In the end, my former student now claims to be more than “functioning”, living well in the absence of heroin, methadone or a communal production of “recovery”. In an earlier idiom, popular before the Triumph of the Therapeutic explored by Reiff, we might say they are now more “comfortable in their own skin”. Addiction, after years of infiltrating their lifeworld and identity (addict), has been replaced with another, happier version of themselves, away from both pharmacological substitutes and the moral frame work of “Recovery”. Perhaps, if this person had been asked earlier about their own sense of some of the central concepts explored in this paper, then different therapeutic pathways, more focussed on endpoints, rather than means, might have emerged. Such a treatment paradigm, however, would be very different to what we have now.
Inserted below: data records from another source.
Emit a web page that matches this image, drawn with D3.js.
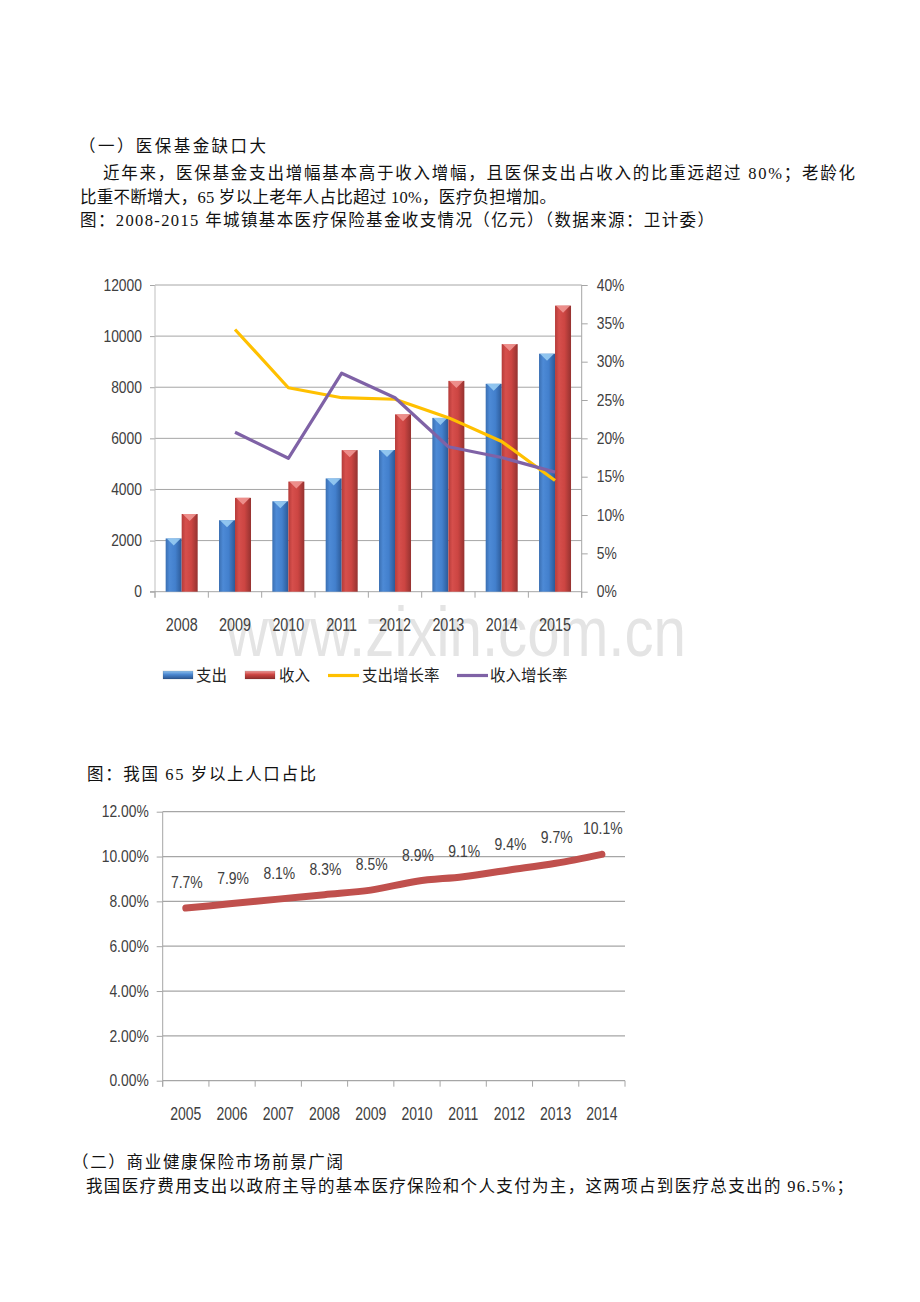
<!DOCTYPE html>
<html>
<head>
<meta charset="utf-8">
<script src="https://cdn.jsdelivr.net/npm/d3@7/dist/d3.min.js"></script>
<style>
  html, body { margin: 0; padding: 0; background: #fff; }
  svg { display: block; }
</style>
</head>
<body>
<svg id="page" width="920" height="1302"></svg>
<script>
// ---------------- DATA ----------------
const years1 = ["2008", "2009", "2010", "2011", "2012", "2013", "2014", "2015"];
const expenditure = [2084, 2797, 3538, 4431, 5544, 6801, 8134, 9312];      // 支出 (亿元)
const income = [3040, 3672, 4309, 5539, 6939, 8248, 9687, 11193];          // 收入 (亿元)
const expGrowth = [null, 34.2, 26.6, 25.3, 25.1, 22.7, 19.6, 14.5];          // 支出增长率 %
const incGrowth = [null, 20.8, 17.4, 28.5, 25.3, 18.9, 17.5, 15.6];          // 收入增长率 %
const leftTicks1 = [0, 2000, 4000, 6000, 8000, 10000, 12000];
const rightTicks1 = [0, 5, 10, 15, 20, 25, 30, 35, 40];
const legend1 = ["支出", "收入", "支出增长率", "收入增长率"];

const years2 = ["2005", "2006", "2007", "2008", "2009", "2010", "2011", "2012", "2013", "2014"];
const elderShare = [7.7, 7.9, 8.1, 8.3, 8.5, 8.9, 9.1, 9.4, 9.7, 10.1];      // 65岁以上人口占比 %
const leftTicks2 = [0, 2, 4, 6, 8, 10, 12];

const paragraphs = [
  "（一）医保基金缺口大",
  "近年来，医保基金支出增幅基本高于收入增幅，且医保支出占收入的比重远超过 80%；老龄化",
  "比重不断增大，65 岁以上老年人占比超过 10%，医疗负担增加。",
  "图：2008-2015 年城镇基本医疗保险基金收支情况（亿元）（数据来源：卫计委）",
  "图：我国 65 岁以上人口占比",
  "（二）商业健康保险市场前景广阔",
  "我国医疗费用支出以政府主导的基本医疗保险和个人支付为主，这两项占到医疗总支出的 96.5%；"
];
const watermark = "www.zixin.com.cn";

// ---------------- STYLE ----------------
const chartFont = "'Liberation Sans', Arial, sans-serif";
const cjkFont = "'Noto Sans CJK SC', sans-serif";
const bodyFont = "'Liberation Serif', 'Noto Sans CJK SC', serif";
const gridColor = "#a6a6a6";
const axisColor = "#bfbfbf";
const labelColor = "#404040";
const NARROW = 0.84;

const svg = d3.select("#page");
svg.append("rect").attr("width", 920).attr("height", 1302).attr("fill", "#fff");

// condense chart labels (Calibri-like narrow look)
function condense(sel, k) {
  sel.each(function () {
    const w = this.getComputedTextLength();
    d3.select(this).attr("textLength", w * (k || NARROW)).attr("lengthAdjust", "spacingAndGlyphs");
  });
}

// gradients
const defs = svg.append("defs");
function hGrad(id, stops) {
  const g = defs.append("linearGradient").attr("id", id).attr("x1", "0").attr("x2", "1").attr("y1", "0").attr("y2", "0");
  stops.forEach(s => g.append("stop").attr("offset", s[0]).attr("stop-color", s[1]));
}
function vGrad(id, stops) {
  const g = defs.append("linearGradient").attr("id", id).attr("x1", "0").attr("x2", "0").attr("y1", "0").attr("y2", "1");
  stops.forEach(s => g.append("stop").attr("offset", s[0]).attr("stop-color", s[1]));
}
hGrad("gBlue", [["0%", "#3a6fb2"], ["25%", "#4d8ad6"], ["60%", "#4380cd"], ["100%", "#2c5a98"]]);
hGrad("gRed", [["0%", "#b53b39"], ["25%", "#d64f4c"], ["60%", "#cc4542"], ["100%", "#953230"]]);
vGrad("lgBlue", [["0%", "#8fc1ee"], ["45%", "#4a86cf"], ["100%", "#2b5590"]]);
vGrad("lgRed", [["0%", "#f09a98"], ["45%", "#cc4542"], ["100%", "#8e2d2b"]]);

// ---------------- WATERMARK ----------------
svg.append("text")
  .attr("x", 226).attr("y", 656)
  .attr("textLength", 460).attr("lengthAdjust", "spacingAndGlyphs")
  .attr("font-family", "'Liberation Sans', sans-serif")
  .attr("font-size", 70)
  .attr("fill", "#e4e4e4")
  .text(watermark);

// ---------------- BODY TEXT ----------------
const textLayout = [
  { x: 79, y: 152, len: 187 },
  { x: 103, y: 179, len: 752 },
  { x: 80, y: 203, len: 476 },
  { x: 80, y: 226, len: 634 },
  { x: 87, y: 780, len: 229 },
  { x: 72, y: 1168, len: 271 },
  { x: 86, y: 1192, len: 767 }
];
paragraphs.forEach((t, i) => {
  const L = textLayout[i];
  svg.append("text")
    .attr("x", L.x).attr("y", L.y)
    .attr("textLength", L.len).attr("lengthAdjust", "spacing")
    .attr("font-family", bodyFont)
    .attr("font-size", 16.5)
    .attr("fill", "#111")
    .text(t);
});

// ---------------- CHART 1 ----------------
{
  const left = 155, right = 581.7, top = 285, bottom = 591.7;
  const x = d3.scaleBand().domain(years1).range([left, right]).paddingInner(0.4).paddingOuter(0.2);
  const xs = d3.scaleBand().domain(["exp", "inc"]).range([0, x.bandwidth()]);
  const y = d3.scaleLinear().domain([0, 12000]).range([bottom, top]);
  const yr = d3.scaleLinear().domain([0, 40]).range([bottom, top]);
  const step = x.step();
  const boundary = i => left + i * step;

  const g = svg.append("g");

  // gridlines
  g.selectAll("line.grid").data(leftTicks1.filter(d => d > 0)).join("line")
    .attr("x1", left).attr("x2", right)
    .attr("y1", d => y(d)).attr("y2", d => y(d))
    .attr("stroke", gridColor).attr("stroke-width", 1);

  // left axis
  const la = g.append("g").attr("transform", `translate(${left},0)`)
    .call(d3.axisLeft(y).tickValues(leftTicks1).tickSize(5).tickPadding(8).tickFormat(d3.format("d")));
  la.select(".domain").remove();
  la.selectAll(".tick line").attr("stroke", gridColor);
  la.selectAll("text").attr("font-family", chartFont).attr("font-size", 16.5).attr("fill", labelColor).call(condense);
  g.append("line").attr("x1", left).attr("x2", left).attr("y1", top).attr("y2", bottom + 6)
    .attr("stroke", axisColor);

  // right axis
  const ra = g.append("g").attr("transform", `translate(${right},0)`)
    .call(d3.axisRight(yr).tickValues(rightTicks1).tickSize(6).tickPadding(9).tickFormat(d => d + "%"));
  ra.select(".domain").remove();
  ra.selectAll(".tick line").attr("stroke", gridColor);
  ra.selectAll("text").attr("font-family", chartFont).attr("font-size", 16.5).attr("fill", labelColor).call(condense);
  g.append("line").attr("x1", right).attr("x2", right).attr("y1", top).attr("y2", bottom + 6)
    .attr("stroke", gridColor);

  // bottom axis
  g.append("line").attr("x1", left - 5).attr("x2", right).attr("y1", bottom).attr("y2", bottom)
    .attr("stroke", gridColor);
  g.selectAll("line.xt").data(d3.range(years1.length + 1)).join("line")
    .attr("x1", i => boundary(i)).attr("x2", i => boundary(i))
    .attr("y1", bottom).attr("y2", bottom + 6)
    .attr("stroke", gridColor);
  g.selectAll("text.xl").data(years1).join("text")
    .attr("class", "xl")
    .attr("x", d => x(d) + x.bandwidth() / 2).attr("y", 630.5)
    .attr("text-anchor", "middle")
    .attr("font-family", chartFont).attr("font-size", 17.5).attr("fill", labelColor)
    .text(d => d)
    .call(condense, 0.82);

  // bars
  const series = [
    { key: "exp", vals: expenditure, fill: "url(#gBlue)", cap: "#9cd0f4" },
    { key: "inc", vals: income, fill: "url(#gRed)", cap: "#f29a97" }
  ];
  series.forEach(s => {
    const bw = xs.bandwidth();
    g.selectAll(null).data(years1).join("rect")
      .attr("x", d => x(d) + xs(s.key))
      .attr("y", (d, i) => y(s.vals[i]))
      .attr("width", bw)
      .attr("height", (d, i) => bottom - y(s.vals[i]))
      .attr("fill", s.fill);
    g.selectAll(null).data(years1).join("path")
      .attr("d", (d, i) => {
        const x0 = x(d) + xs(s.key), yy = y(s.vals[i]);
        return `M${x0 + 1},${yy}L${x0 + bw - 1},${yy}L${x0 + bw / 2},${yy + 7}Z`;
      })
      .attr("fill", s.cap).attr("opacity", 0.85);
  });

  // lines
  const cx = d => x(d) + x.bandwidth() / 2;
  const lineGen = vals => d3.line()
    .defined((d, i) => vals[i] != null)
    .x(d => cx(d))
    .y((d, i) => yr(vals[i]));
  g.append("path").attr("d", lineGen(expGrowth)(years1))
    .attr("fill", "none").attr("stroke", "#ffc000").attr("stroke-width", 3.2).attr("stroke-linejoin", "round");
  g.append("path").attr("d", lineGen(incGrowth)(years1))
    .attr("fill", "none").attr("stroke", "#7f62a6").attr("stroke-width", 3.2).attr("stroke-linejoin", "round");

  // legend
  const ly = 675;
  const lg = g.append("g");
  const legendItems = [
    { type: "rect", fill: "url(#lgBlue)", sx: 163, tx: 196 },
    { type: "rect", fill: "url(#lgRed)", sx: 245, tx: 279 },
    { type: "line", stroke: "#ffc000", sx: 328, tx: 362 },
    { type: "line", stroke: "#7f62a6", sx: 457, tx: 490 }
  ];
  legendItems.forEach((it, i) => {
    if (it.type === "rect") {
      lg.append("rect").attr("x", it.sx).attr("y", ly - 4).attr("width", 30).attr("height", 8)
        .attr("fill", it.fill).attr("stroke", "#2a2a2a").attr("stroke-opacity", 0.25).attr("stroke-width", 0.5);
    } else {
      lg.append("line").attr("x1", it.sx).attr("x2", it.sx + 31).attr("y1", ly + 0.5).attr("y2", ly + 0.5)
        .attr("stroke", it.stroke).attr("stroke-width", 3.2);
    }
    lg.append("text").attr("x", it.tx).attr("y", ly + 6)
      .attr("font-family", cjkFont).attr("font-size", 15.5).attr("fill", "#222")
      .text(legend1[i]);
  });
}

// ---------------- CHART 2 ----------------
{
  const left = 162.7, right = 625, top = 811.7, bottom = 1080.7;
  const x = d3.scaleBand().domain(years2).range([left, right]).padding(0);
  const y = d3.scaleLinear().domain([0, 12]).range([bottom, top]);
  const g = svg.append("g");

  g.selectAll("line.grid").data(leftTicks2).join("line")
    .attr("x1", left).attr("x2", right)
    .attr("y1", d => y(d)).attr("y2", d => y(d))
    .attr("stroke", gridColor).attr("stroke-width", 1.2);

  const la = g.append("g").attr("transform", `translate(${left},0)`)
    .call(d3.axisLeft(y).tickValues(leftTicks2).tickSize(6).tickPadding(8).tickFormat(d => d.toFixed(2) + "%"));
  la.select(".domain").remove();
  la.selectAll(".tick line").attr("stroke", gridColor);
  la.selectAll("text").attr("font-family", chartFont).attr("font-size", 16.5).attr("fill", labelColor).call(condense);
  g.append("line").attr("x1", left).attr("x2", left).attr("y1", top).attr("y2", bottom + 6)
    .attr("stroke", gridColor);

  g.selectAll("line.xt").data(d3.range(years2.length + 1)).join("line")
    .attr("x1", i => left + i * x.step()).attr("x2", i => left + i * x.step())
    .attr("y1", bottom).attr("y2", bottom + 6)
    .attr("stroke", gridColor);
  g.selectAll("text.xl").data(years2).join("text")
    .attr("class", "xl")
    .attr("x", d => x(d) + x.bandwidth() / 2).attr("y", 1120)
    .attr("text-anchor", "middle")
    .attr("font-family", chartFont).attr("font-size", 17.5).attr("fill", labelColor)
    .text(d => d)
    .call(condense, 0.8);

  const cx = d => x(d) + x.bandwidth() / 2;
  g.append("path")
    .attr("d", d3.line().x(d => cx(d)).y((d, i) => y(elderShare[i])).curve(d3.curveMonotoneX)(years2))
    .attr("fill", "none").attr("stroke", "#c0504d").attr("stroke-width", 7).attr("stroke-linecap", "round");

  g.selectAll("text.dl").data(years2).join("text")
    .attr("class", "dl")
    .attr("x", d => cx(d) + 1)
    .attr("y", (d, i) => y(elderShare[i]) - 20)
    .attr("text-anchor", "middle")
    .attr("font-family", chartFont).attr("font-size", 17).attr("fill", labelColor)
    .text((d, i) => elderShare[i].toFixed(1) + "%")
    .call(condense, 0.82);
}
</script>
</body>
</html>
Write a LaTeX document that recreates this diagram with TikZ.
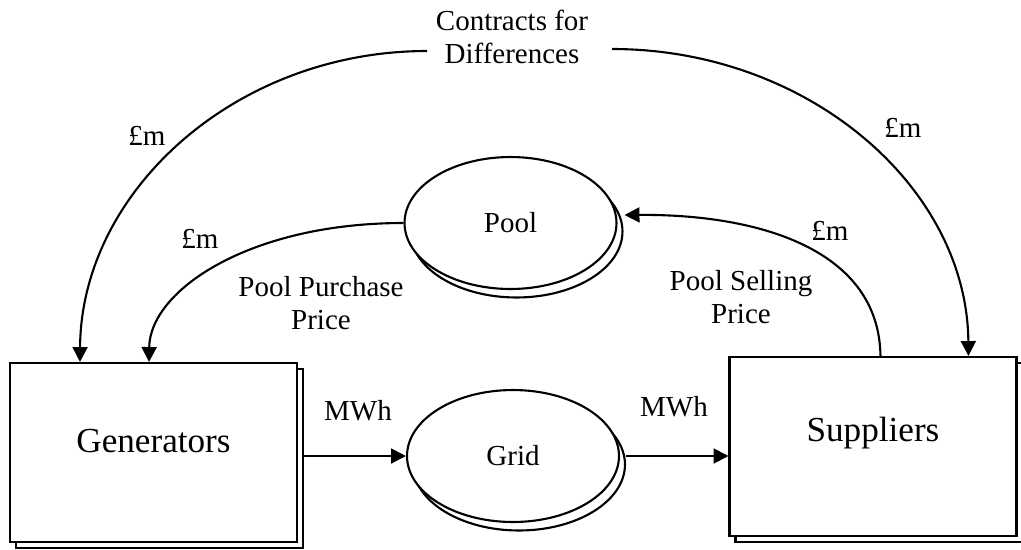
\documentclass[tikz,border=0pt]{standalone}
\usepackage{fontspec}
\setmainfont{Liberation Serif}
\usetikzlibrary{positioning,calc,shapes.geometric,arrows.meta,shadows}

\tikzset{
  party/.style={draw,fill=white,line width=1.2pt,minimum width=5.74cm,minimum height=3.58cm,
    font=\fontsize{20}{24}\selectfont,text height=14pt,
    general shadow={draw,fill=white,line width=1.2pt,shadow xshift=0.12cm,shadow yshift=-0.12cm}},
  market/.style={ellipse,draw,fill=white,line width=1.2pt,inner sep=0pt,
    minimum width=4.24cm,minimum height=2.64cm,font=\fontsize{16.5}{18.7}\selectfont,
    general shadow={draw,fill=white,line width=1.2pt,shadow xshift=0.12cm,shadow yshift=-0.17cm}},
  lbl/.style={font=\fontsize{16.5}{18.7}\selectfont,align=center,inner sep=1pt},
  flow/.style={line width=1.2pt,-{Triangle[length=8.5pt,width=8.5pt]}}
}

\begin{document}
\begin{tikzpicture}[x=0.02cm,y=-0.02cm]
      \useasboundingbox (0,0) rectangle (1021,549);
      \node[party,text depth=14.5pt] (gen) at (153.5,452.5) {Generators};
      \node[party,text depth=20pt] (sup) at (873,446.5) {Suppliers};
      \node[market] (pool) at (510.5,223) {Pool};
      \node[market] (grid) at (513,456) {Grid};
      \node[lbl] (cfd) at (512,37) {Contracts for\\Differences};
      \coordinate (cfdL) at (427,51);\coordinate (cfdR) at (612,49);
      % money flows
      \draw[flow] (cfdL) .. controls (236,51) and (81,191) .. ($(gen.north west)+(71,0)$);
      \draw[flow] (cfdR) .. controls (808,49) and (967,187) .. ($(sup.north west)+(240,0)$);
      \draw[flow] (pool.west) .. controls (250,223) and (150,290) .. ($(gen.north west)+(140,0)$);
      \draw[flow] ($(sup.north west)+(152,0)$) .. controls (879,250) and (760,214) .. ($(pool.east)+(7,-8)$);
      % energy flows
      \draw[flow] ($(gen.east |- grid.west)+(6,0)$) -- (grid.west);
      \draw[flow] ($(grid.east)+(6,0)$) -- (sup.west |- grid.east);
      \node[lbl] (m1) at (147,136) {£m};
      \node[lbl] (m2) at (200,239) {£m};
      \node[lbl] (m3) at (903,128) {£m};
      \node[lbl] (m4) at (830,231) {£m};
      \node[lbl] (ppp) at (321,303) {Pool Purchase\\Price};
      \node[lbl] (psp) at (741,297) {Pool Selling\\Price};
      \node[lbl] (mwh1) at (358,411) {MWh};
      \node[lbl] (mwh2) at (674,407) {MWh};
    \end{tikzpicture}
\end{document}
It would begin by taking drug-users (indeed all “addicts”) seriously as one source of expertise in their own lives, and it would require co-designing services after consulting such expertise. Necessarily, it would cede some control in defining such key terms as “function”, “restoration” and “recovery”. Finally, its understanding of “success” would have to take seriously the feedback of the participants, especially if and how they found such interventions meaningful and useful in their own lives. Both the material and spiritual engineers building bridges leading away from “addiction” seem as yet unwilling to take up such inputs in their calculating solutions to the problem of recursive and disabling appetites.